Mr. Sullivan told The New York Sun yesterday that the racetrack was not a good match for Gateway because of the sound that would come from the cars and impact the festival would have on activities at the park, such as hiking, bird-watching, and archery.
The 1,200 acre airstrip at Floyd Bennet Field, which once launched legendary flights by Amelia Earhart and Howard Hughes, is now part of the government-protected Gateway National Recreation Center, and Mr. Newman's vision for a 3.5 mile racetrack there has been met with opposition from elected officials and environmentalists.
Mr. Whaling and Mr. Newman pitched the idea for the racing festival to Gateway superintendent Mr. Sullivan and other National Park Service officials in April and met with them again on June 6. In addition to the racing festival, Mr. Newman's proposal included a plan to convert a set of abandoned naval barracks at the airfield into an office for Mr. Newman's Hole in the Wall Gang Camp for children suffering from terminal illnesses.
Mr. Sullivan noted that Gateway was not nixing Mr. Newman's entire proposal — just the part with the loud, fast cars — and that he looks forward to future discussions regarding the charitable summer camp optioned for the abandoned naval barracks.
In his response to Mr. Sullivan's June 13 letter, Mr. Whaling wrote that the summer camp is "intrinsically tied" to the operation of the Grand Prix event.
"It is through this annual recreational sporting event that we would generate the revenues needed to operate the camp and promote its operation," he wrote in his letter, which he provided to the Sun. Mr. Whaling also asked Mr. Sullivan to clarify how he defines Gateway's "purpose" and how, specifically, he thought the event would affect "park resources and the surrounding community."
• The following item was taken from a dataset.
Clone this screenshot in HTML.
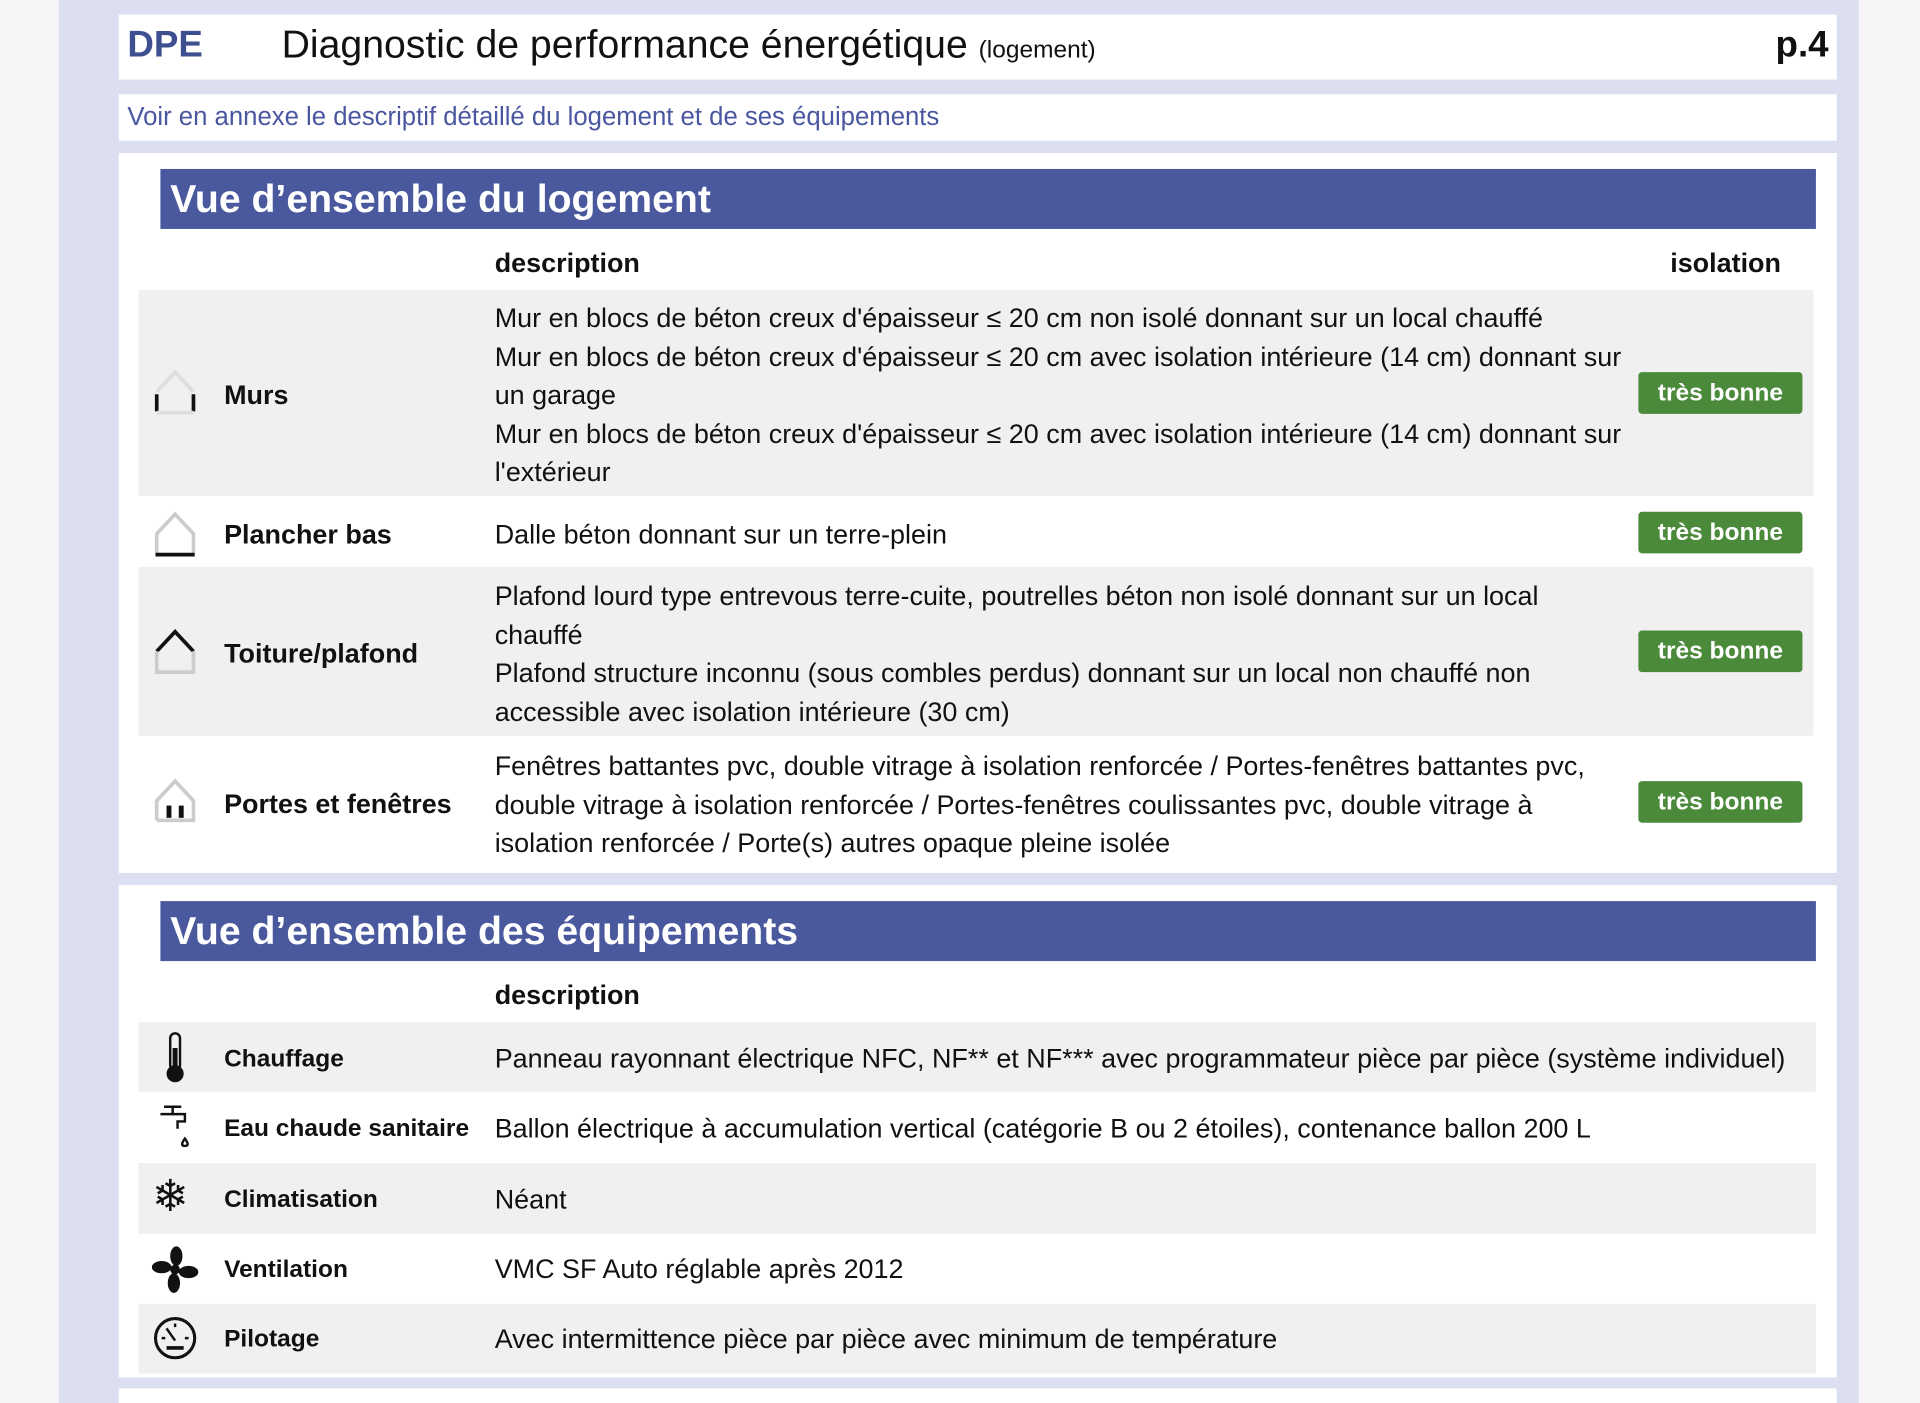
<!DOCTYPE html>
<html><head><meta charset="utf-8"><style>
html,body{margin:0;padding:0;width:1920px;height:1403px;overflow:hidden;background:#f6f6f8}
#s{position:absolute;left:0;top:0;width:1568px;height:1146px;transform:scale(1.22449,1.2243);transform-origin:0 0;font-family:"Liberation Sans Narrow","Liberation Sans",sans-serif;color:#111}
.a{position:absolute;white-space:nowrap}
.box{position:absolute;background:#fff}
.ban{position:absolute;left:131px;width:1352px;height:49px;background:#4a589d;color:#fff;font-weight:bold;font-size:32px;line-height:49px;padding-left:8px;box-sizing:border-box}
.row{position:absolute;left:113px;width:1368px;background:#f0f0f0}
.t{position:absolute;font-size:22px;line-height:31.5px;white-space:nowrap}
.b{font-weight:bold}
.badge{position:absolute;left:1338px;width:134px;height:34px;background:#4b8a3b;color:#fff;font-size:20px;line-height:34px;text-align:center;border-radius:3px;font-weight:bold}
</style></head><body><div id="s">
<div class="box" style="left:0;top:0;width:48px;height:1146px;background:#f6f6f8"></div>
<div class="box" style="left:48px;top:0;width:1470px;height:1146px;background:#dcdff0"></div>
<div class="box" style="left:1518px;top:0;width:50px;height:1146px;background:#f6f6f8"></div>

<div class="box" style="left:97px;top:12px;width:1403px;height:53px"></div>
<div class="a b" style="left:104px;top:20px;font-size:30px;color:#3d4f8f">DPE</div>
<div class="a" style="left:230px;top:18px;font-size:32px">Diagnostic de performance énergétique <span style="font-size:20px">(logement)</span></div>
<div class="a b" style="left:1450px;top:20px;font-size:30px">p.4</div>

<div class="box" style="left:97px;top:77px;width:1403px;height:38px"></div>
<div class="a" style="left:104px;top:84px;font-size:21px;color:#4a56a0">Voir en annexe le descriptif détaillé du logement et de ses équipements</div>

<div class="box" style="left:97px;top:125px;width:1403px;height:588px"></div>
<div class="ban" style="top:138px">Vue d’ensemble du logement</div>
<div class="t b" style="left:404px;top:199px">description</div>
<div class="t b" style="left:1364px;top:199px">isolation</div>

<div class="row" style="top:237px;height:168px"></div>
<div class="row" style="top:463px;height:138px"></div>

<svg class="a" style="left:124px;top:300px" width="38" height="40"><path d="M4 20 L19 4 L34 20" fill="none" stroke="#ddd" stroke-width="3"/><path d="M4 22v14M34 22v14" stroke="#111" stroke-width="3"/><path d="M4 37h30" stroke="#ddd" stroke-width="3"/></svg>
<div class="t b" style="left:183px;top:307px">Murs</div>
<div class="t" style="left:404px;top:244px">Mur en blocs de béton creux d'épaisseur ≤ 20 cm non isolé donnant sur un local chauffé<br>Mur en blocs de béton creux d'épaisseur ≤ 20 cm avec isolation intérieure (14 cm) donnant sur<br>un garage<br>Mur en blocs de béton creux d'épaisseur ≤ 20 cm avec isolation intérieure (14 cm) donnant sur<br>l'extérieur</div>
<div class="badge" style="top:304px">très bonne</div>

<svg class="a" style="left:124px;top:416px" width="38" height="40"><path d="M4 36 V20 L19 4 L34 20 V36" fill="none" stroke="#ccc" stroke-width="3"/><path d="M3 37h32" stroke="#111" stroke-width="3"/></svg>
<div class="t b" style="left:183px;top:421px">Plancher bas</div>
<div class="t" style="left:404px;top:421px">Dalle béton donnant sur un terre-plein</div>
<div class="badge" style="top:418px">très bonne</div>

<svg class="a" style="left:124px;top:512px" width="38" height="40"><path d="M4 20 L19 4 L34 20" fill="none" stroke="#111" stroke-width="3"/><path d="M4 20 V37 H34 V20" fill="none" stroke="#ccc" stroke-width="3"/></svg>
<div class="t b" style="left:183px;top:518px">Toiture/plafond</div>
<div class="t" style="left:404px;top:471px">Plafond lourd type entrevous terre-cuite, poutrelles béton non isolé donnant sur un local<br>chauffé<br>Plafond structure inconnu (sous combles perdus) donnant sur un local non chauffé non<br>accessible avec isolation intérieure (30 cm)</div>
<div class="badge" style="top:515px">très bonne</div>

<svg class="a" style="left:124px;top:634px" width="38" height="40"><path d="M4 36 V20 L19 4 L34 20 V36 H4" fill="none" stroke="#ccc" stroke-width="3"/><rect x="12" y="24" width="4" height="10" fill="#111"/><rect x="22" y="24" width="4" height="10" fill="#111"/></svg>
<div class="t b" style="left:183px;top:641px">Portes et fenêtres</div>
<div class="t" style="left:404px;top:610px">Fenêtres battantes pvc, double vitrage à isolation renforcée / Portes-fenêtres battantes pvc,<br>double vitrage à isolation renforcée / Portes-fenêtres coulissantes pvc, double vitrage à<br>isolation renforcée / Porte(s) autres opaque pleine isolée</div>
<div class="badge" style="top:638px">très bonne</div>

<div class="box" style="left:97px;top:723px;width:1403px;height:402px"></div>
<div class="ban" style="top:736px">Vue d’ensemble des équipements</div>
<div class="t b" style="left:404px;top:797px">description</div>

<div class="row" style="top:835px;height:57px;width:1370px"></div>
<div class="row" style="top:950px;height:58px;width:1370px"></div>
<div class="row" style="top:1065px;height:57px;width:1370px"></div>

<svg class="a" style="left:130px;top:842px" width="26" height="44"><rect x="9" y="2" width="8" height="30" rx="4" fill="none" stroke="#111" stroke-width="2"/><circle cx="13" cy="35" r="7" fill="#111"/><rect x="11" y="14" width="4" height="20" fill="#111"/></svg>
<div class="t b" style="left:183px;top:850px;font-size:20px">Chauffage</div>
<div class="t" style="left:404px;top:849px">Panneau rayonnant électrique NFC, NF** et NF*** avec programmateur pièce par pièce (système individuel)</div>

<svg class="a" style="left:128px;top:900px" width="30" height="42"><path d="M6 4h14M13 4v5M3 10h20v6h-6v6" fill="none" stroke="#111" stroke-width="2"/><path d="M23 30c-3 4-3 6 0 6s3-2 0-6z" fill="none" stroke="#111" stroke-width="2"/></svg>
<div class="t b" style="left:183px;top:907px;font-size:20px">Eau chaude sanitaire</div>
<div class="t" style="left:404px;top:906px">Ballon électrique à accumulation vertical (catégorie B ou 2 étoiles), contenance ballon 200 L</div>

<div class="a" style="left:124px;top:957px;font-size:36px;line-height:40px">❄</div>
<div class="t b" style="left:183px;top:965px;font-size:20px">Climatisation</div>
<div class="t" style="left:404px;top:964px">Néant</div>

<svg class="a" style="left:124px;top:1017px" width="38" height="40"><circle cx="19" cy="20" r="4" fill="#111"/><ellipse cx="20" cy="9" rx="5" ry="8" fill="#111"/><ellipse cx="30" cy="22" rx="8" ry="5" fill="#111"/><ellipse cx="18" cy="31" rx="5" ry="8" fill="#111"/><ellipse cx="8" cy="18" rx="8" ry="5" fill="#111"/></svg>
<div class="t b" style="left:183px;top:1022px;font-size:20px">Ventilation</div>
<div class="t" style="left:404px;top:1021px">VMC SF Auto réglable après 2012</div>

<svg class="a" style="left:124px;top:1073px" width="38" height="40"><circle cx="19" cy="20" r="16" fill="none" stroke="#111" stroke-width="2.5"/><path d="M19 22 L12 12M8 20h3M27 20h3M19 8v3" stroke="#111" stroke-width="2"/><path d="M12 28h14" stroke="#111" stroke-width="3"/></svg>
<div class="t b" style="left:183px;top:1079px;font-size:20px">Pilotage</div>
<div class="t" style="left:404px;top:1078px">Avec intermittence pièce par pièce avec minimum de température</div>

<div class="box" style="left:97px;top:1134px;width:1403px;height:12px"></div>
</div></body></html>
Mr. Whaling said yesterday that he was not discouraged by the National Parks Service's decision. He acknowledged that the event's expected turnout violates the park's current regulations, which limit the number of park attendees to 10,000 at a time.
But those regulations are up for review in January, he said, and in the meantime, he and Mr. Newman will continue trying to build community support for the project.
"Currently, they have a policy in place that was initiated in the early 1900's for all national parks," Mr. Whaling said. "The question is, should a national park — and in this case, a recreation area — that is close to Brooklyn be under the same rules and regulations as a recreation area that is in Yosemite?"
State Senator Carl Kruger, who has voiced support for the racetrack project since he heard the pitch in April, said he is confident that Gateway's response to Mr. Newman's proposal is "not a bump in the road."
"By December of this year, when the rules are reopened, I‘m sure that we'll be able to deal with the rules and capacity issues," he said.
Mr. Sullivan's letter to Mr. Whaling tentatively echoed Mr. Kruger's predictions. "Gateway National Recreation Area will be working on a planning process to develop a long term use and development vision for Floyd Bennett Field," Mr. Sullivan wrote in his letter, which was provided to the Sun by the superintendent of the Gateway office overseeing Floyd Bennett Field. "This is a public process and one of the issues we will be looking at is whether it is appropriate to use portions of the Field to host large public events and, if so, where and when those events could be held."
The Gateway National Recreation Center, which falls under the jurisdiction of the Department of Interior, stretches from the New York boroughs to New Jersey. It serves as a home for wildlife and attracts millions of visitors every year.
According to naturalist Ronald Bourque, who lives near Marine Park about 10 minutes away from Floyd Bennett Field, the Grand Prix racing festival would endanger the numerous species of birds that call the airfield home.
Mr. Bourque, who has been a member of the Brooklyn Bird Club for 30 years and the New York City Audubon Society for 20, said that depending on the season, one can find a variety of hawks, falcons, owls, and shore-birds at Floyd Bennett Field.
"Most people think that those runways are just empty spaces," Mr. Bourque said,"but if you drive out there early in the morning, there are puddles, and you'll find three or four species of gulls bathing in the puddles.
"My wife and I did the bird list for the field," he added. "During the migration in the fall, there are all kinds of hawks — Red-Tailed Hawks, Coopers Hawks, Sharp-Shinned Hawks — and American Kestrels. Another bird you'll see running out on the runways are Killdeer, which is a small shore bird. They breed in Floyd Bennett Field."
The 130 acres of grasslands scattered among the runways also provide hunting ground for the Savannah Sparrow, the Northern Harrier, and the American Kestrels, Mr. Bourque said.
Rep. Anthony Weiner, who vocally opposed Mr. Newman's proposal in April, said in a statement through his press secretary that while he welcomes "smart recreation ideas" for Gateway, "this proposal was neither smart nor recreation. The National Parks Service was right to reject it."